The dust has settled after the 2012 London Olympics and predictable utterances have started to pour forth from the mouths of sports administrators and politicians. At the end of every Olympiad you can bet on the sports administrators who rush to speak authoritatively about what is required to prepare for the next Olympics. This time around it is a Gline Clarke reported to be the Chief Operating Officer of the Barbados Olympic Association (BOA). In a press conference today he trumpeted that the BOA will be consulting with key sports agencies to build out a 4-year program to prepare athletes for Rio, Brazil.
BU finds it amusing that a spokesman of the BOA would suddenly be enlightened to the fact that preparation for Olympics requires robust preparation. By reading between the lines BU gleaned that the practice has been for the BOA to support a 2-year program (BU is willing to apologize on this point). Surely an organization established since the 1960s should not be scrambling to mobilize any program to adequately prepare sporting agencies for upcoming Olympic Games. Also of concern to BU is that BOA is leading the effort to plan for Rio. BOA has the deep pockets to fund the several sports agencies all agree but its role should be defined within the framework of a national strategy for sports.

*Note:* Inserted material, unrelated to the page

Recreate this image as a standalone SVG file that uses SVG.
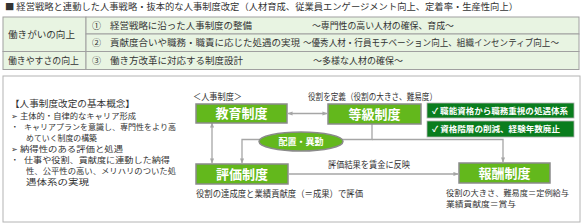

Steve Stoute has been in a leadership role of the BOA since 1968, he needs to relieve himself of office for two reasons. Forty years is too long to lead anything or anyone. Secondly the ass-covering Big Interview he gave to the press on the weekend is the other reason. A scan of the BOA Executive reveals individuals who should be able to make the step up. Note that we have bypassed Ralph ‘Bruggadung’ Johnson and Austin Sealy who similarly disqualify themselves because of the long periods served as Vice President and IOC Member respectively. BU makes the observation for what it is worth that the two top positions of the BOA are occupied by ‘Bajan Whites’.
Jamaica and Bahamas to a lesser extent have discovered a formula for success at the highest level. A few of the other islands have had intermittent successes. What should be evident from back of the envelope analysis is the nexus which Jamaican and Bahamian athletes have with US universities and the collegiate circuit. A commonsense approach by the BOA is to build strong local sports programs while at the same time building relationships with USA universities. In some cases based on the sporting disciplines universities in other countries should be included. After the success of Caribbean athletes at the London Games overseas universities should be bullish to such an arrangement. But first we need to infuse the BOA and many of our sports association with new blood. The Minister of Sports must used the full weight of the office to build out a national strategy for sports. It should not be made into a political football!
BU understands all the arguments which mitigate against Barbados producing a significant number of world class athletes. All we are suggesting is that we can do better with the resources we have. If we doubt what the possibilities are have a look at the progression which countries – some smaller and less well off financially – in the region has made compared to Barbados in the last four years.